So, we made it. One year down.
Actually, it has been just over a year, if we are nitpicking. I don't count our lost month as living in Los Angeles. I just count that as a glorious month of living my absolute dream. At the time I was freaking the fuck out. How could I not? We had no plans for our return to Los Angeles, and we were dipping into our savings that should have been used to help us stay afloat in LA. But I digress. Oh, how I wish I could go back to that road trip and relive it and enjoy it for what it was; the dream, our dream. More on that to come, if I ever get around to it. I promise, I totally will.
In all actuality, I cannot believe we made it a year.
Prior to moving to Los Angeles, I knew we could do it. Our last year in Austin was all about California dreaming. It was all about saving, saving, and some more saving complemented by selling, selling, and some more selling of our shit. During this time I was talking myself into believing that this move to Los Angeles was going to be as easy as pie. We were just going to slip into this large-ass city quietly. We were going to find an apartment with ease. We were going to find jobs with no problem. We are two able-bodied adults from the Midwest, and it's easy for Midwesterners to find jobs anywhere. Ugh, I fall for that old line every time. So naive, I am.
I did the same thing when we moved to Austin - this thinking that it will be so easy adjusting to a new city and finding work with ease. Usually, when a family member hears of our plans to move they always reassure us that it will be so easy for us to find work because we are from the Midwest and who doesn't want to hire someone from the Midwest? NO ONE CARES THAT WE ARE FROM THE MIDWEST!
However, the husband and I have been quite lucky. We did find work fairly early on. When I look back, I realize that I found my job within a month and a half of settling in. And the husband was able to use a friend of a friend to find work soon after. A lot of people we meet who are new to this city seem to have a harder time finding work. We had some luck on our side.
At the time, last year, it felt like we were never going to find jobs. The month and a half that I wasn't working was actually longer because we were also dealing with our lost month of July. It did feel like forever to the two of us. It felt strange not to be working, especially since I've always worked - like the rest of human population - and I kind of liked not working. Except for the part of not having money coming in. We did have savings, but this city isn't cheap. We aren't dealing with Austin prices anymore.

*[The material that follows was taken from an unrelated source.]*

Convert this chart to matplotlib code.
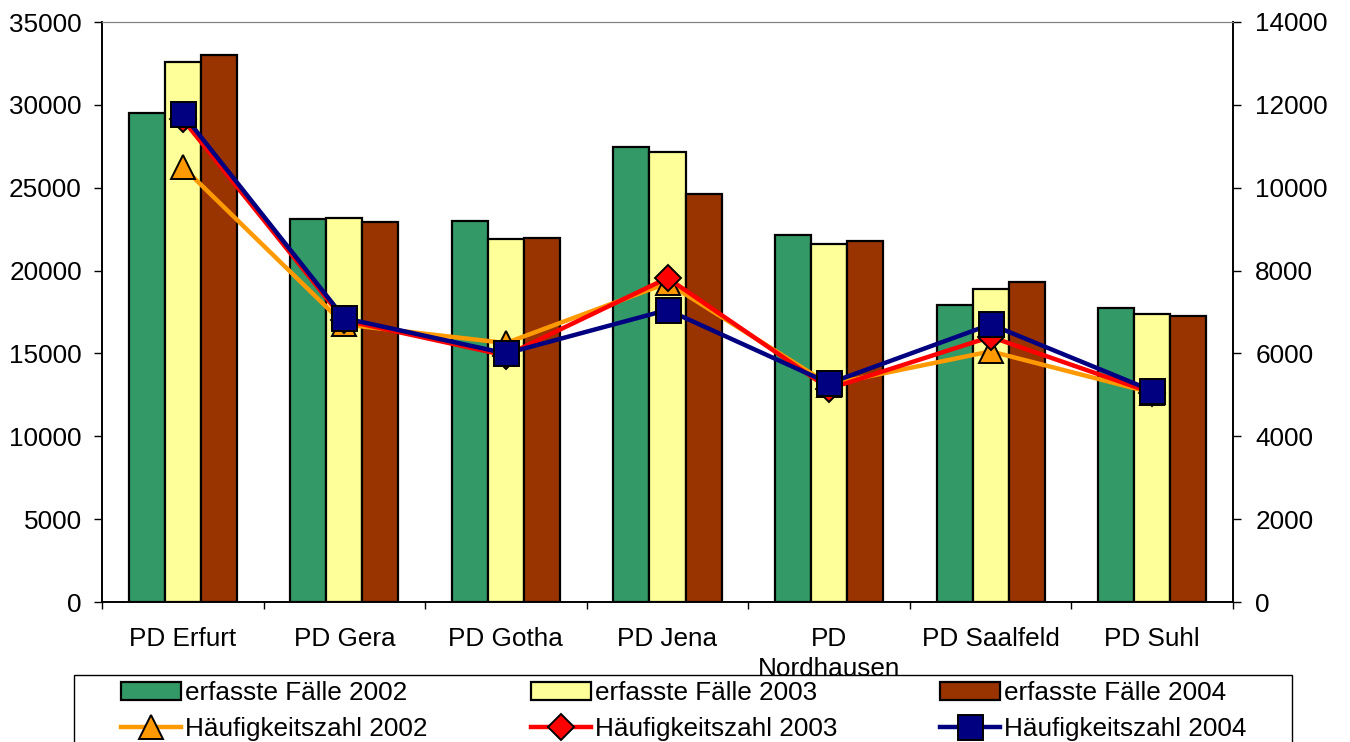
import numpy as np
import matplotlib
matplotlib.use("Agg")
import matplotlib.pyplot as plt
from matplotlib.patches import Rectangle

plt.rcParams['font.family'] = ['Liberation Sans', 'DejaVu Sans']

# Data
categories = ["PD Erfurt", "PD Gera", "PD Gotha", "PD Jena",
              "PD\nNordhausen", "PD Saalfeld", "PD Suhl"]
faelle_2002 = [29500, 23100, 23000, 27450, 22150, 17950, 17750]
faelle_2003 = [32600, 23200, 21900, 27150, 21600, 18900, 17350]
faelle_2004 = [33000, 22950, 21950, 24600, 21800, 19300, 17250]
hz_2002 = [10500, 6700, 6250, 7700, 5250, 6050, 5050]
hz_2003 = [11650, 6800, 5950, 7820, 5150, 6400, 5050]
hz_2004 = [11780, 6850, 6000, 7050, 5280, 6700, 5100]

bar_labels = ["erfasste Fälle 2002", "erfasste Fälle 2003", "erfasste Fälle 2004"]
line_labels = ["Häufigkeitszahl 2002", "Häufigkeitszahl 2003", "Häufigkeitszahl 2004"]
bar_colors = ["#339966", "#FFFF99", "#993300"]
line_colors = ["#FF9900", "#FF0000", "#000080"]

W, H = 1350, 742
FS = 18.8

fig = plt.figure(figsize=(W / 100, H / 100), dpi=100)
ax = fig.add_axes([102 / W, 1 - 602 / H, (1233 - 102) / W, 580 / H])
ax2 = ax.twinx()

x = np.arange(len(categories))
w = 0.223
bars = []
for i, vals in enumerate([faelle_2002, faelle_2003, faelle_2004]):
    b = ax.bar(x + (i - 1) * w, vals, w, color=bar_colors[i], edgecolor="black",
               linewidth=1.6, label=bar_labels[i])
    bars.append(b)

markers = ["^", "D", "s"]
msizes = [17, 13, 18]
lines = []
for i, vals in enumerate([hz_2002, hz_2003, hz_2004]):
    l, = ax2.plot(x, vals, color=line_colors[i], linewidth=3.2, marker=markers[i],
                  markersize=msizes[i], markerfacecolor=line_colors[i],
                  markeredgecolor="black", markeredgewidth=1.4, label=line_labels[i])
    lines.append(l)

ax.set_xlim(-0.5, len(categories) - 0.5)
ax.set_ylim(0, 35000)
ax.set_yticks(np.arange(0, 35001, 5000))
ax2.set_ylim(0, 14000)
ax2.set_yticks(np.arange(0, 14001, 2000))

# ticks at category boundaries, labels at centres
ax.set_xticks(np.arange(-0.5, len(categories), 1.0))
ax.set_xticklabels([])
ax.set_xticks(x, minor=True)
ax.set_xticklabels(categories, minor=True, fontsize=FS, linespacing=1.3)
ax.tick_params(axis="x", which="minor", length=0, pad=18)
ax.tick_params(axis="x", which="major", length=5, width=1, direction="out")
ax.tick_params(axis="y", length=6, width=1, direction="out", labelsize=FS, pad=8.5)
ax2.tick_params(axis="y", length=6, width=1, direction="out", labelsize=FS, pad=10)

for a in (ax, ax2):
    a.spines["top"].set_color("#808080")
    a.spines["left"].set_linewidth(1.2)
    a.spines["right"].set_linewidth(1.2)
    a.spines["bottom"].set_linewidth(1.2)

# legend frame (runs off the bottom of the picture)
frame = Rectangle((74 / W, -0.2), (1292 - 74) / W, 0.2 + 1 - 675 / H,
                  transform=fig.transFigure, facecolor="white", edgecolor="black",
                  linewidth=1.0, zorder=3)
fig.patches.append(frame)

handles = [bars[0], lines[0], bars[1], lines[1], bars[2], lines[2]]
labels = [h.get_label() for h in handles]
leg = fig.legend(handles, labels, loc="upper left",
                 bbox_to_anchor=(121 / W, 1 - 681 / H), ncol=3, fontsize=FS,
                 frameon=False, handlelength=2.3, handletextpad=0.15,
                 columnspacing=3.95, numpoints=1, borderpad=0, borderaxespad=0,
                 labelspacing=0.45, markerscale=1.0)
leg.set_zorder(4)

fig.savefig("out.png", dpi=100)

Here we are. One year later.
We are both back at the beginning, overeducated and underemployed. Starting out at the bottom again. But that's par for the course with Gen X-ers - or whatever the fuck we are, because I can never figure that out and all I know is that we are in that sweet spot where none of this really matters - with our degrees in English.
I am back in a kitchen, which isn't my dream, but it pays the bills and that's all that matters right now because we suck at budgeting. And the husband is doing odd PA jobs around town. Again, it isn't the dream, but it pays the bills. And that is where we are at right now.
I am proud to say that we haven't had to pack up and mosey on back to Austin, which had been a fear of mine. As great of a town as Austin is, it's a town that is really hard to get anything done - again, just for us. Many of people have accomplished plenty in that great city of Austin, but we just could not. I have heard of Austin being compared to Never-Never Land before, and I agree totally. It's easy to live a life of underemployment comfortably there. So, we left and the struggle is now real. But isn't the struggle supposed to help with the creativity?
Isn't there that saying, what doesn't kill us will only make us stronger? At this point, I hope so. Otherwise why the fuck are we doing this?
We have pretty much run out of savings. So that is freaking me out. But hopefully we can pull in some more money with promotions or just better jobs in general. Always on the lookout for something better, A.K.A. something that pays more. With the minimum wage going up in this city, things should pan out for better paying jobs. We'll see. We really need to become better hustlers. Everyone here who is doing something is hustling, and we need to tap into that mindset. I still think our Midwestern way of thinking that things will come to us because we are hard workers is getting in the way. We need to make our own way. We need to hustle.
One year. Holy fuck, one year.
I don't feel like a Californian, yet. I do absolutely love this state and cannot wait until I feel like I totally belong.